The study also found that the changes between 2010 and 2018 in the number of youth-rated movies with tobacco-use scenes varied widely by movie company.

“During this period, tobacco incidents dropped from 10 to zero in movies from Disney and from 115 to zero in Viacom movies, and declined from 198 to 86 in Sony movies,” the CDC researchers write.

Number of tobacco incidents in PG-13–rated movies, by genre — United States, 2010–2018
CDC
Number of tobacco incidents in PG-13–rated movies, by genre — United States, 2010–2018
But those declines were more than offset by what was happening in movies released by other companies. Between 2010 and 2018, scenes depicting tobacco use climbed by 200 percent (96 to 327) in Fox youth-rated movies, for example, by 600 percent (four to 29) in Time Warner youth-rated movies, and by a whopping 2,900 percent (19 to 573) in Comcast youth-rated movies.

Change could save lives

The CDC researchers urge the movie industry to take steps to reduce the exposure of young people to tobacco imagery.

As a starting point, “studios could limit tobacco use in biographical dramas to real persons who actually used tobacco,” they write.


The researchers also join other anti-smoking advocates in a call for changes in the way movies are rated.

“Assigning all movies with tobacco incidents an R rating could eliminate tobacco product imagery from youth-rated films, which could further reduce initiation of tobacco product use among U.S. youths,” they stress.

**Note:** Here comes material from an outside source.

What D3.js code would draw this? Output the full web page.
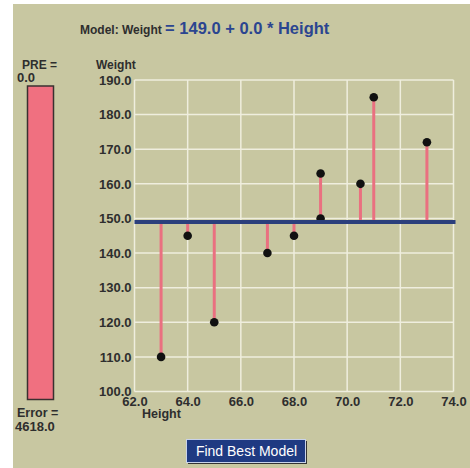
<!DOCTYPE html>
<html>
<head>
<meta charset="utf-8">
<script src="https://cdn.jsdelivr.net/npm/d3@7"></script>
<style>
  html, body { margin: 0; padding: 0; background: #ffffff; }
  svg { display: block; font-family: "Liberation Sans", Arial, sans-serif; }
</style>
</head>
<body>
<svg id="chart" width="470" height="468"></svg>
<script>
// ---- data ----
const heights = [63, 64, 65, 67, 68, 69, 69, 70.5, 71, 73];
const weights = [110, 145, 120, 140, 145, 163, 150, 160, 185, 172];
const modelIntercept = 149.0;
const modelSlope = 0.0;
const xTicks = [62, 64, 66, 68, 70, 72, 74];
const yTicks = [100, 110, 120, 130, 140, 150, 160, 170, 180, 190];
const preValue = 0.0;
const errorValue = 4618.0;

const svg = d3.select("#chart");
const W = 470, H = 468;

// background
svg.append("rect").attr("x", 13).attr("y", 4).attr("width", W - 13).attr("height", H - 4)
  .attr("fill", "#c8c7a1");

const x = d3.scaleLinear().domain([62, 74]).range([134.5, 453.5]);
const y = d3.scaleLinear().domain([100, 190]).range([391.5, 80]);

// gridlines
const grid = svg.append("g");
grid.selectAll("line.v").data(xTicks).join("line")
  .attr("x1", d => x(d)).attr("x2", d => x(d))
  .attr("y1", y(190)).attr("y2", y(100))
  .attr("stroke", "#efeede").attr("stroke-width", 1.5);
grid.selectAll("line.h").data(yTicks).join("line")
  .attr("x1", x(62)).attr("x2", x(74))
  .attr("y1", d => y(d)).attr("y2", d => y(d))
  .attr("stroke", "#efeede").attr("stroke-width", 1.5);

// axes labels (tick text only)
const yAxis = d3.axisLeft(y).tickValues(yTicks).tickFormat(d3.format(".1f")).tickSize(0).tickPadding(3);
const gy = svg.append("g").attr("transform", `translate(${x(62)},0)`).call(yAxis);
gy.select(".domain").remove();
gy.selectAll("text").attr("font-size", 13).attr("font-weight", "bold")
  .attr("fill", "#2e2e2e").attr("font-family", "Liberation Sans, Arial, sans-serif");

const xAxis = d3.axisBottom(x).tickValues(xTicks).tickFormat(d3.format(".1f")).tickSize(0).tickPadding(5);
const gx = svg.append("g").attr("transform", `translate(0,${y(100)})`).call(xAxis);
gx.select(".domain").remove();
gx.selectAll("text").attr("font-size", 13).attr("font-weight", "bold")
  .attr("fill", "#2e2e2e").attr("font-family", "Liberation Sans, Arial, sans-serif");

// residual stems
const pts = heights.map((h, i) => ({ h, w: weights[i] }));
const pred = h => modelIntercept + modelSlope * h;
svg.append("g").selectAll("line").data(pts).join("line")
  .attr("x1", d => x(d.h)).attr("x2", d => x(d.h))
  .attr("y1", d => y(pred(d.h))).attr("y2", d => y(d.w))
  .attr("stroke", "#ea7080").attr("stroke-width", 3);

// points
svg.append("g").selectAll("circle").data(pts).join("circle")
  .attr("cx", d => x(d.h)).attr("cy", d => y(d.w)).attr("r", 4.3)
  .attr("fill", "#111111");

// model line
svg.append("line")
  .attr("x1", x(62)).attr("x2", x(74) + 2)
  .attr("y1", y(pred(62))).attr("y2", y(pred(74)))
  .attr("stroke", "#2b3f7c").attr("stroke-width", 4);

// titles
const t = svg.append("text").attr("x", 80).attr("y", 34).attr("font-weight", "bold");
t.append("tspan").attr("font-size", 12).attr("fill", "#2e2e2e").text("Model:  Weight ");
t.append("tspan").attr("font-size", 16.5).attr("fill", "#2b4590").text("= " +
  d3.format(".1f")(modelIntercept) + " + " + d3.format(".1f")(modelSlope) + " * Height");

svg.append("text").attr("x", 96).attr("y", 69).attr("font-size", 12).attr("font-weight", "bold")
  .attr("fill", "#2e2e2e").text("Weight");
svg.append("text").attr("x", 142).attr("y", 418).attr("font-size", 12.5).attr("font-weight", "bold")
  .attr("fill", "#2e2e2e").text("Height");

// PRE bar
svg.append("text").attr("x", 22).attr("y", 69).attr("font-size", 12).attr("font-weight", "bold")
  .attr("fill", "#2e2e2e").text("PRE =");
svg.append("text").attr("x", 17).attr("y", 82).attr("font-size", 13).attr("font-weight", "bold")
  .attr("fill", "#2e2e2e").text(d3.format(".1f")(preValue));
svg.append("rect").attr("x", 27.5).attr("y", 86).attr("width", 26).attr("height", 313.5)
  .attr("fill", "#f07080").attr("stroke", "#3a3030").attr("stroke-width", 1.5);
svg.append("text").attr("x", 17).attr("y", 417).attr("font-size", 12.5).attr("font-weight", "bold")
  .attr("fill", "#2e2e2e").text("Error =");
svg.append("text").attr("x", 15).attr("y", 431).attr("font-size", 13).attr("font-weight", "bold")
  .attr("fill", "#2e2e2e").text(d3.format(".1f")(errorValue));

// button
const b = svg.append("g");
b.append("rect").attr("x", 188).attr("y", 441).attr("width", 119).attr("height", 23).attr("fill", "#333");
b.append("rect").attr("x", 186.5).attr("y", 439.5).attr("width", 119).attr("height", 23)
  .attr("fill", "#1f3a82").attr("stroke", "#c9d3ea").attr("stroke-width", 1);
b.append("text").attr("x", 246.5).attr("y", 456).attr("text-anchor", "middle")
  .attr("font-size", 14).attr("fill", "#ffffff").text("Find Best Model");
</script>
</body>
</html>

And that would save lives. Movies with smoking will lead to 2 million smoking deaths among today’s youth, according to researchers for the University of California, San Francisco’s Smoke-Free Movies project. If all movies with smoking were given an R rating, those deaths would be cut in half, by 1 million, the UCSF researchers add.

FMI:  The CDC study was published in the agency’s Morbidity and Mortality Weekly Report, where it can be read in full.

Comments (1)

  1. Submitted by Jonathan Polansky on 11/04/2019 - 11:17 am.

    Ms. Perry got behind the statistics and captured the public health community’s frustration with the entertainment industry’s passive-aggressive response on movie smoking.

    One would expect quicker action, especially given how long the studios eagerly — and covertly — cooperated with the tobacco industry. (For that history, see UCSF’s bit.ly/BT-Hwood-timeline.)

    As a co-author of the report, I also appreciate Minnesota Attorney General Keith Ellison’s joining with 42 other AGs this year to challenge streaming companies on their tobacco depiction practices.